Task -> Repeat every line of the data exactly, but not the pictures.
#### Available data
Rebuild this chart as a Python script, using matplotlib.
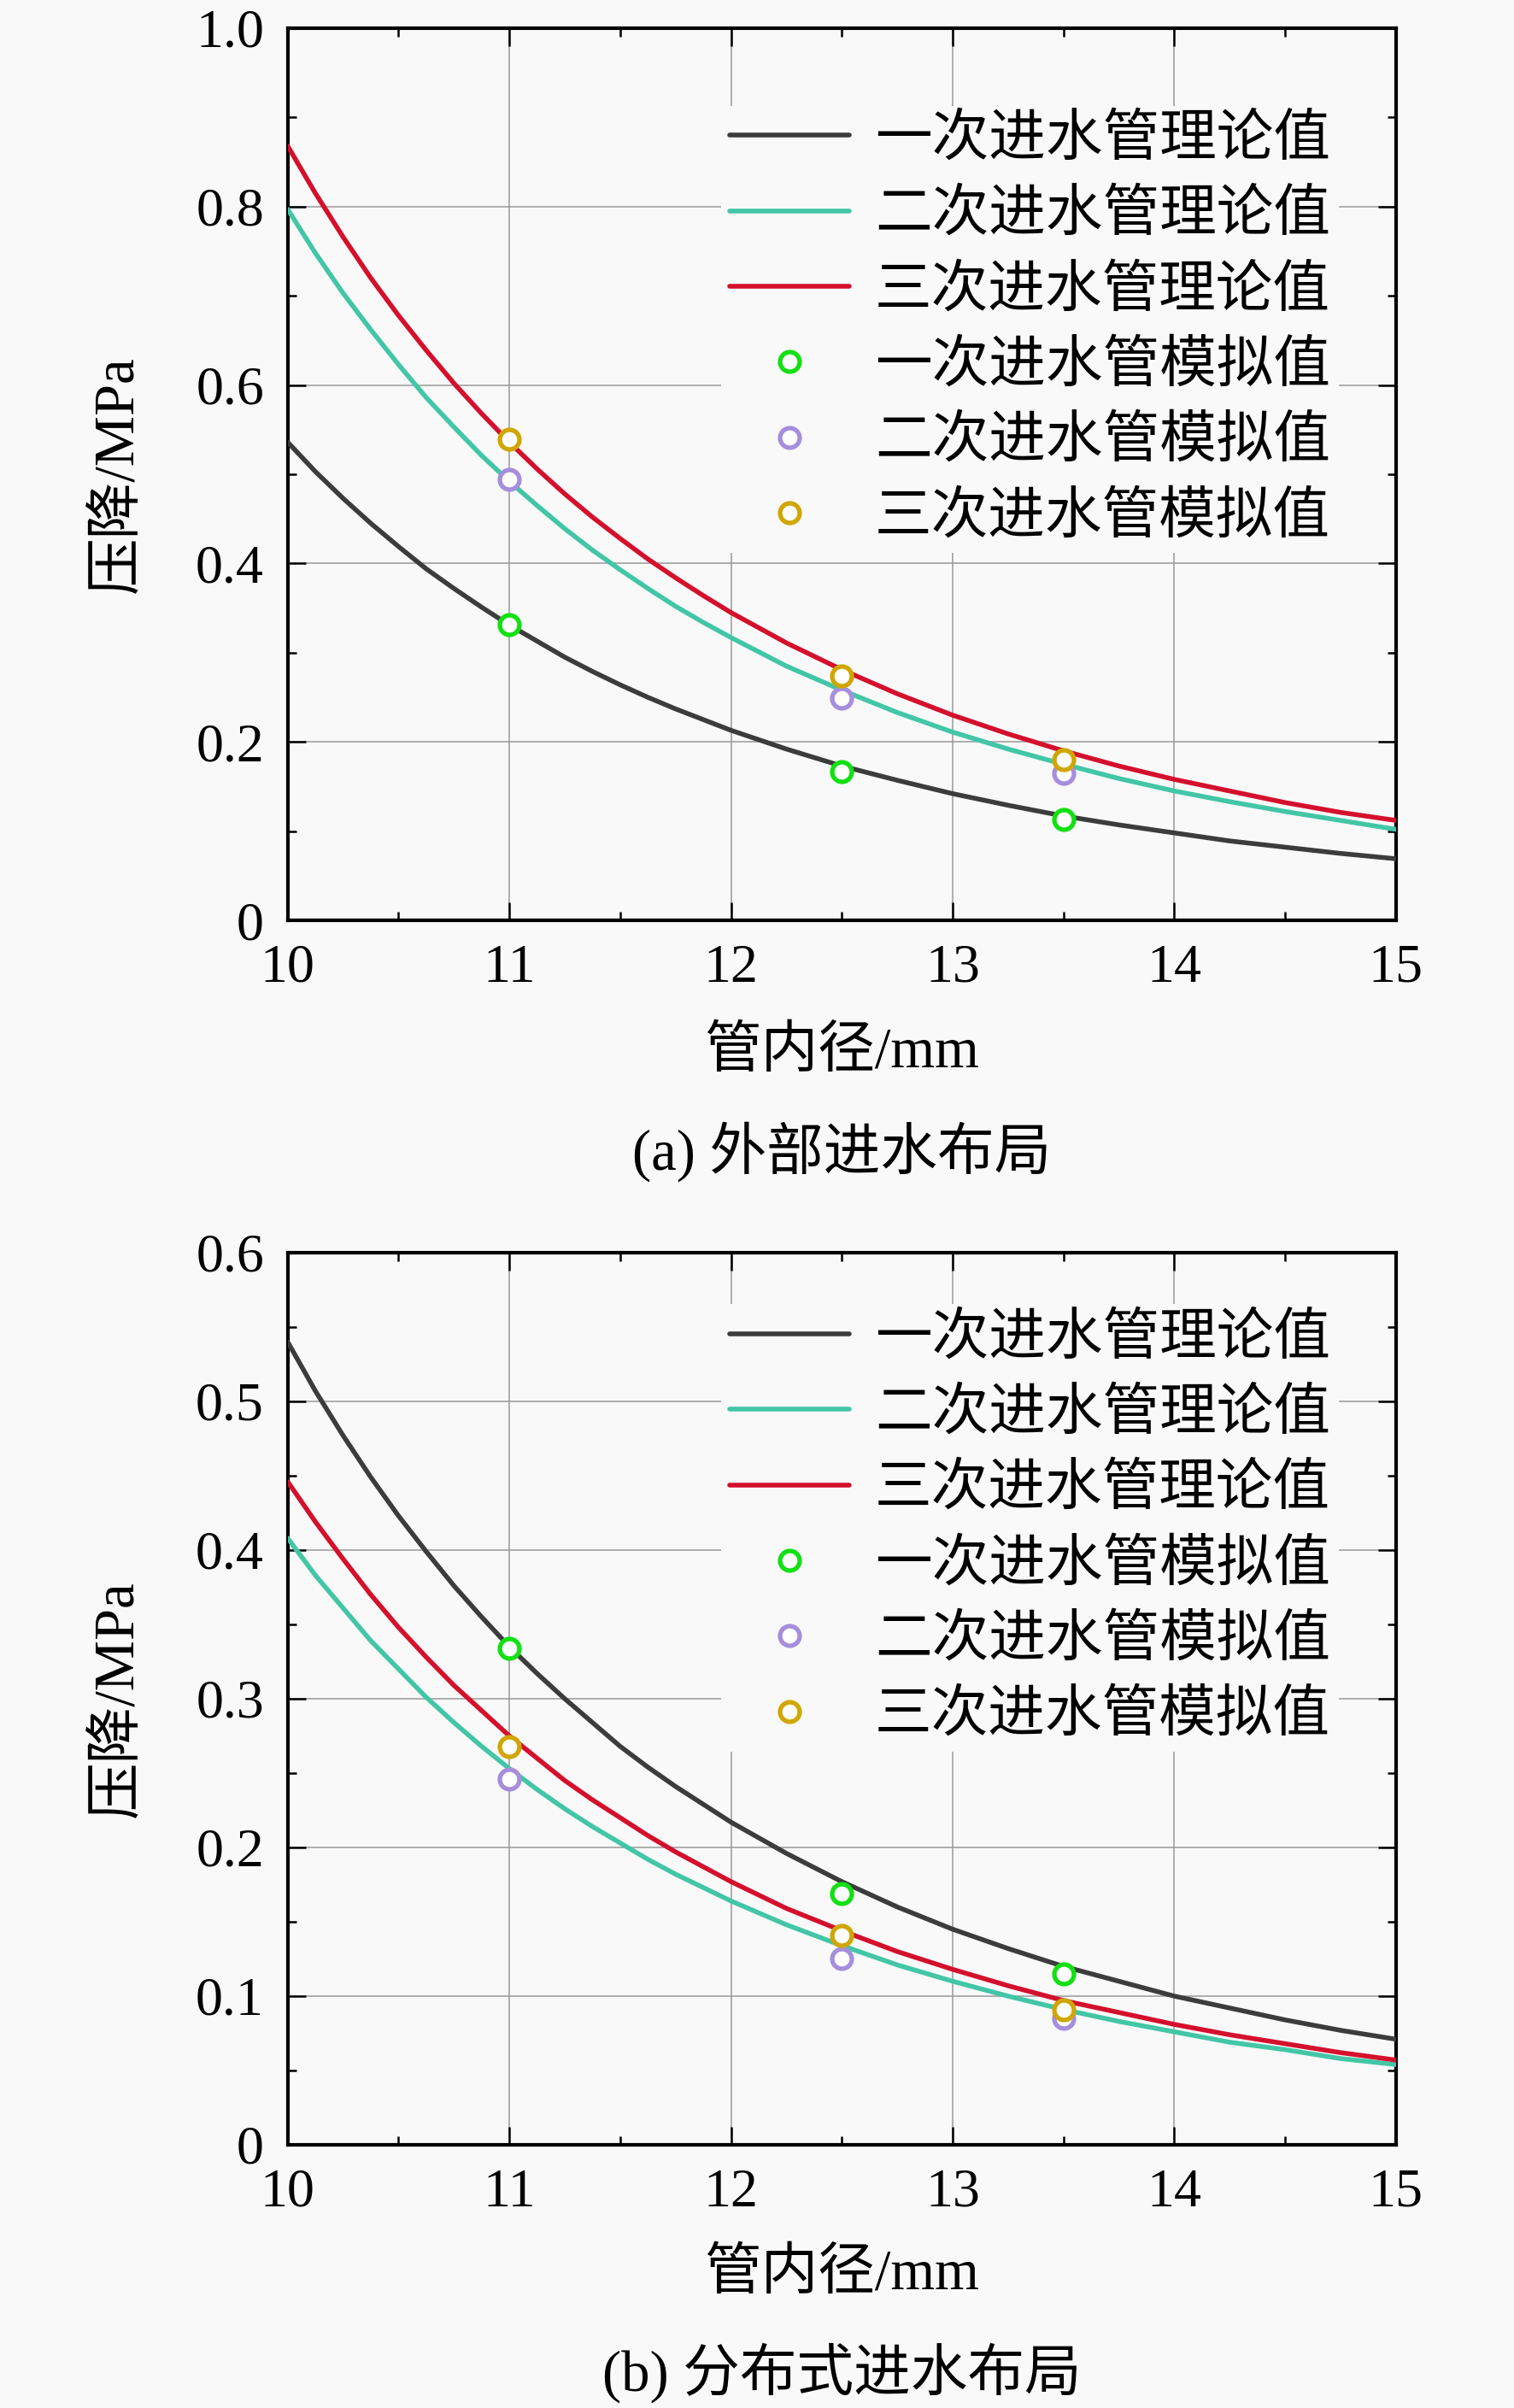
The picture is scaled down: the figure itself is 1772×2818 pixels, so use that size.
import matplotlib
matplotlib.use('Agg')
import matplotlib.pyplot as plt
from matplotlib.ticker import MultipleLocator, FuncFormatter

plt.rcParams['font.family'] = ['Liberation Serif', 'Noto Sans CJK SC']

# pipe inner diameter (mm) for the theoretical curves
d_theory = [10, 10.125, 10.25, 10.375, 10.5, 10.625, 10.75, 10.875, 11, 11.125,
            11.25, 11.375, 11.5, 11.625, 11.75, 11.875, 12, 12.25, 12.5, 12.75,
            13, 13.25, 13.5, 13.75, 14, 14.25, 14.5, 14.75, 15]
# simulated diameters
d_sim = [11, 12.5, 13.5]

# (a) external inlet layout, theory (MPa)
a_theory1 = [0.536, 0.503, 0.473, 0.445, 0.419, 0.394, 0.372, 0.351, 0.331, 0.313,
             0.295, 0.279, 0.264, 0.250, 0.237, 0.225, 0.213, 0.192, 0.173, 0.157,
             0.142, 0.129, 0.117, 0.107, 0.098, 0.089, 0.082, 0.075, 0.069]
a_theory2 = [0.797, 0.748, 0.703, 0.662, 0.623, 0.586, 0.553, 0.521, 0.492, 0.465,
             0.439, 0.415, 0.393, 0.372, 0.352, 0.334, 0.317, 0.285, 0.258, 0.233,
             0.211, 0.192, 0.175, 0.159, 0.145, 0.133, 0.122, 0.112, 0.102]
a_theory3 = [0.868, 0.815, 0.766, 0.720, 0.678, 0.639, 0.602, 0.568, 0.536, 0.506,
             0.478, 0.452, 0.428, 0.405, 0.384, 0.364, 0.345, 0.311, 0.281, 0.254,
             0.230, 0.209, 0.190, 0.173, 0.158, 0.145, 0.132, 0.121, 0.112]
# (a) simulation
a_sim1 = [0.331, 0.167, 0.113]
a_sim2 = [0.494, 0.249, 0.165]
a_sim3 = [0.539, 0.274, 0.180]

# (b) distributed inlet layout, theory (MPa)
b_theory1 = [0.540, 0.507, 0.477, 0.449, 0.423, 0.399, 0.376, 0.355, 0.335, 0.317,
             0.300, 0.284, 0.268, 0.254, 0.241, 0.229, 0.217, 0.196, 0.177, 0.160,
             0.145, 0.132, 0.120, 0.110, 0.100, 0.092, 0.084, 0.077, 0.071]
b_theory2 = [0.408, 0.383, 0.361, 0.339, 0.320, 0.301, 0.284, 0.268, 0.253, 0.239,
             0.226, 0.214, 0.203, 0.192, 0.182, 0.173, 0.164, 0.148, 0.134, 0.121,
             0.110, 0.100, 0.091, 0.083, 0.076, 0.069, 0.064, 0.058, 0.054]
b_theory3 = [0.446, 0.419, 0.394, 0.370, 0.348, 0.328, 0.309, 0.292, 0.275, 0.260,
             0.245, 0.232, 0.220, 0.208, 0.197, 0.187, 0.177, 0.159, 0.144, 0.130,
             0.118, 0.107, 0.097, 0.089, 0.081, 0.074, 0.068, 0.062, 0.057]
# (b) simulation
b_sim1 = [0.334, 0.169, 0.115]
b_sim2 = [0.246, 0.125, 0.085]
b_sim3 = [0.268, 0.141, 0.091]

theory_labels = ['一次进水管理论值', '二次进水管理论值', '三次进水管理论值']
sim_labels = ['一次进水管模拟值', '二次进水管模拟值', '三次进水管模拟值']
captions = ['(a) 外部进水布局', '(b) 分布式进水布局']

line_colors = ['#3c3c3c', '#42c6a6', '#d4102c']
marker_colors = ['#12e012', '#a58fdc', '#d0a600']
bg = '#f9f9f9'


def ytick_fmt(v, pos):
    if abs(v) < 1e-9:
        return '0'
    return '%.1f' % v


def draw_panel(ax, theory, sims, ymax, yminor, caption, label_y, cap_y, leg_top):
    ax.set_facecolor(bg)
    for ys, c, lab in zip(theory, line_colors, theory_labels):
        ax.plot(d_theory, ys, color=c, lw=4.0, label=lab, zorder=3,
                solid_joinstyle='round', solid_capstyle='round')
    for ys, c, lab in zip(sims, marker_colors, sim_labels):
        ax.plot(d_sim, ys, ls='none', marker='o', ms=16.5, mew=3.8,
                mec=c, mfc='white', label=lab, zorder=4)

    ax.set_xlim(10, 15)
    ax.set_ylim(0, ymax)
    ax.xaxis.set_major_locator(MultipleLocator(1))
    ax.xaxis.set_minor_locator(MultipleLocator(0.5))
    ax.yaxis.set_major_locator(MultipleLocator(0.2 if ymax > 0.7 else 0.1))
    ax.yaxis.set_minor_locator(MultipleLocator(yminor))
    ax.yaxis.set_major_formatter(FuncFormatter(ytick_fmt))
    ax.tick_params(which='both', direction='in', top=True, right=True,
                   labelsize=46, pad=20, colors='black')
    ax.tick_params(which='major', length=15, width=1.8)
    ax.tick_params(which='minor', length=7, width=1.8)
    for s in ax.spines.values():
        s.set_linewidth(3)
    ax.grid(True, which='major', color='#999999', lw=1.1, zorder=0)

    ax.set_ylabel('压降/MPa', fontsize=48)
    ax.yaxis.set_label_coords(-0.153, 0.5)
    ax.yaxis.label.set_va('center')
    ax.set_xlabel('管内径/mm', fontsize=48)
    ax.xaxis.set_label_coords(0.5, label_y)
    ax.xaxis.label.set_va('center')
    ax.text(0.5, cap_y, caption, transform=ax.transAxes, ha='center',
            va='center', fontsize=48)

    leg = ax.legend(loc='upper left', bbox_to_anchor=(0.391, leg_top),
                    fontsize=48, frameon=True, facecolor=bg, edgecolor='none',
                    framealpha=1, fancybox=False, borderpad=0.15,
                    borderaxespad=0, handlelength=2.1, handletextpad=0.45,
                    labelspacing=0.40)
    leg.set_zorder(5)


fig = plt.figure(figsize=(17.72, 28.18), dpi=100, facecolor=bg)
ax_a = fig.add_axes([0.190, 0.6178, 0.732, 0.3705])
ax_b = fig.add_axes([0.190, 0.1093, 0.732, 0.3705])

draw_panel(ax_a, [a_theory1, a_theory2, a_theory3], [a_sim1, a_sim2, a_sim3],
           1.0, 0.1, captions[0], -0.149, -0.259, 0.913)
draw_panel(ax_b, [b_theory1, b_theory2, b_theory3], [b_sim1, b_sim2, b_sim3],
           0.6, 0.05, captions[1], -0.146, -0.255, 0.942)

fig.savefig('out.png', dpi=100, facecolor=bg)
########
In response ->
Rebuild this chart as a Python script, using matplotlib.
The picture is scaled down: the figure itself is 1772×2818 pixels, so use that size.
import matplotlib
matplotlib.use('Agg')
import matplotlib.pyplot as plt
from matplotlib.ticker import MultipleLocator, FuncFormatter

plt.rcParams['font.family'] = ['Liberation Serif', 'Noto Sans CJK SC']

# pipe inner diameter (mm) for the theoretical curves
d_theory = [10, 10.125, 10.25, 10.375, 10.5, 10.625, 10.75, 10.875, 11, 11.125,
            11.25, 11.375, 11.5, 11.625, 11.75, 11.875, 12, 12.25, 12.5, 12.75,
            13, 13.25, 13.5, 13.75, 14, 14.25, 14.5, 14.75, 15]
# simulated diameters
d_sim = [11, 12.5, 13.5]

# (a) external inlet layout, theory (MPa)
a_theory1 = [0.536, 0.503, 0.473, 0.445, 0.419, 0.394, 0.372, 0.351, 0.331, 0.313,
             0.295, 0.279, 0.264, 0.250, 0.237, 0.225, 0.213, 0.192, 0.173, 0.157,
             0.142, 0.129, 0.117, 0.107, 0.098, 0.089, 0.082, 0.075, 0.069]
a_theory2 = [0.797, 0.748, 0.703, 0.662, 0.623, 0.586, 0.553, 0.521, 0.492, 0.465,
             0.439, 0.415, 0.393, 0.372, 0.352, 0.334, 0.317, 0.285, 0.258, 0.233,
             0.211, 0.192, 0.175, 0.159, 0.145, 0.133, 0.122, 0.112, 0.102]
a_theory3 = [0.868, 0.815, 0.766, 0.720, 0.678, 0.639, 0.602, 0.568, 0.536, 0.506,
             0.478, 0.452, 0.428, 0.405, 0.384, 0.364, 0.345, 0.311, 0.281, 0.254,
             0.230, 0.209, 0.190, 0.173, 0.158, 0.145, 0.132, 0.121, 0.112]
# (a) simulation
a_sim1 = [0.331, 0.167, 0.113]
a_sim2 = [0.494, 0.249, 0.165]
a_sim3 = [0.539, 0.274, 0.180]

# (b) distributed inlet layout, theory (MPa)
b_theory1 = [0.540, 0.507, 0.477, 0.449, 0.423, 0.399, 0.376, 0.355, 0.335, 0.317,
             0.300, 0.284, 0.268, 0.254, 0.241, 0.229, 0.217, 0.196, 0.177, 0.160,
             0.145, 0.132, 0.120, 0.110, 0.100, 0.092, 0.084, 0.077, 0.071]
b_theory2 = [0.408, 0.383, 0.361, 0.339, 0.320, 0.301, 0.284, 0.268, 0.253, 0.239,
             0.226, 0.214, 0.203, 0.192, 0.182, 0.173, 0.164, 0.148, 0.134, 0.121,
             0.110, 0.100, 0.091, 0.083, 0.076, 0.069, 0.064, 0.058, 0.054]
b_theory3 = [0.446, 0.419, 0.394, 0.370, 0.348, 0.328, 0.309, 0.292, 0.275, 0.260,
             0.245, 0.232, 0.220, 0.208, 0.197, 0.187, 0.177, 0.159, 0.144, 0.130,
             0.118, 0.107, 0.097, 0.089, 0.081, 0.074, 0.068, 0.062, 0.057]
# (b) simulation
b_sim1 = [0.334, 0.169, 0.115]
b_sim2 = [0.246, 0.125, 0.085]
b_sim3 = [0.268, 0.141, 0.091]

theory_labels = ['一次进水管理论值', '二次进水管理论值', '三次进水管理论值']
sim_labels = ['一次进水管模拟值', '二次进水管模拟值', '三次进水管模拟值']
captions = ['(a) 外部进水布局', '(b) 分布式进水布局']

line_colors = ['#3c3c3c', '#42c6a6', '#d4102c']
marker_colors = ['#12e012', '#a58fdc', '#d0a600']
bg = '#f9f9f9'


def ytick_fmt(v, pos):
    if abs(v) < 1e-9:
        return '0'
    return '%.1f' % v


def draw_panel(ax, theory, sims, ymax, yminor, caption, label_y, cap_y, leg_top):
    ax.set_facecolor(bg)
    for ys, c, lab in zip(theory, line_colors, theory_labels):
        ax.plot(d_theory, ys, color=c, lw=4.0, label=lab, zorder=3,
                solid_joinstyle='round', solid_capstyle='round')
    for ys, c, lab in zip(sims, marker_colors, sim_labels):
        ax.plot(d_sim, ys, ls='none', marker='o', ms=16.5, mew=3.8,
                mec=c, mfc='white', label=lab, zorder=4)

    ax.set_xlim(10, 15)
    ax.set_ylim(0, ymax)
    ax.xaxis.set_major_locator(MultipleLocator(1))
    ax.xaxis.set_minor_locator(MultipleLocator(0.5))
    ax.yaxis.set_major_locator(MultipleLocator(0.2 if ymax > 0.7 else 0.1))
    ax.yaxis.set_minor_locator(MultipleLocator(yminor))
    ax.yaxis.set_major_formatter(FuncFormatter(ytick_fmt))
    ax.tick_params(which='both', direction='in', top=True, right=True,
                   labelsize=46, pad=20, colors='black')
    ax.tick_params(which='major', length=15, width=1.8)
    ax.tick_params(which='minor', length=7, width=1.8)
    for s in ax.spines.values():
        s.set_linewidth(3)
    ax.grid(True, which='major', color='#999999', lw=1.1, zorder=0)

    ax.set_ylabel('压降/MPa', fontsize=48)
    ax.yaxis.set_label_coords(-0.153, 0.5)
    ax.yaxis.label.set_va('center')
    ax.set_xlabel('管内径/mm', fontsize=48)
    ax.xaxis.set_label_coords(0.5, label_y)
    ax.xaxis.label.set_va('center')
    ax.text(0.5, cap_y, caption, transform=ax.transAxes, ha='center',
            va='center', fontsize=48)

    leg = ax.legend(loc='upper left', bbox_to_anchor=(0.391, leg_top),
                    fontsize=48, frameon=True, facecolor=bg, edgecolor='none',
                    framealpha=1, fancybox=False, borderpad=0.15,
                    borderaxespad=0, handlelength=2.1, handletextpad=0.45,
                    labelspacing=0.40)
    leg.set_zorder(5)


fig = plt.figure(figsize=(17.72, 28.18), dpi=100, facecolor=bg)
ax_a = fig.add_axes([0.190, 0.6178, 0.732, 0.3705])
ax_b = fig.add_axes([0.190, 0.1093, 0.732, 0.3705])

draw_panel(ax_a, [a_theory1, a_theory2, a_theory3], [a_sim1, a_sim2, a_sim3],
           1.0, 0.1, captions[0], -0.149, -0.259, 0.913)
draw_panel(ax_b, [b_theory1, b_theory2, b_theory3], [b_sim1, b_sim2, b_sim3],
           0.6, 0.05, captions[1], -0.146, -0.255, 0.942)

fig.savefig('out.png', dpi=100, facecolor=bg)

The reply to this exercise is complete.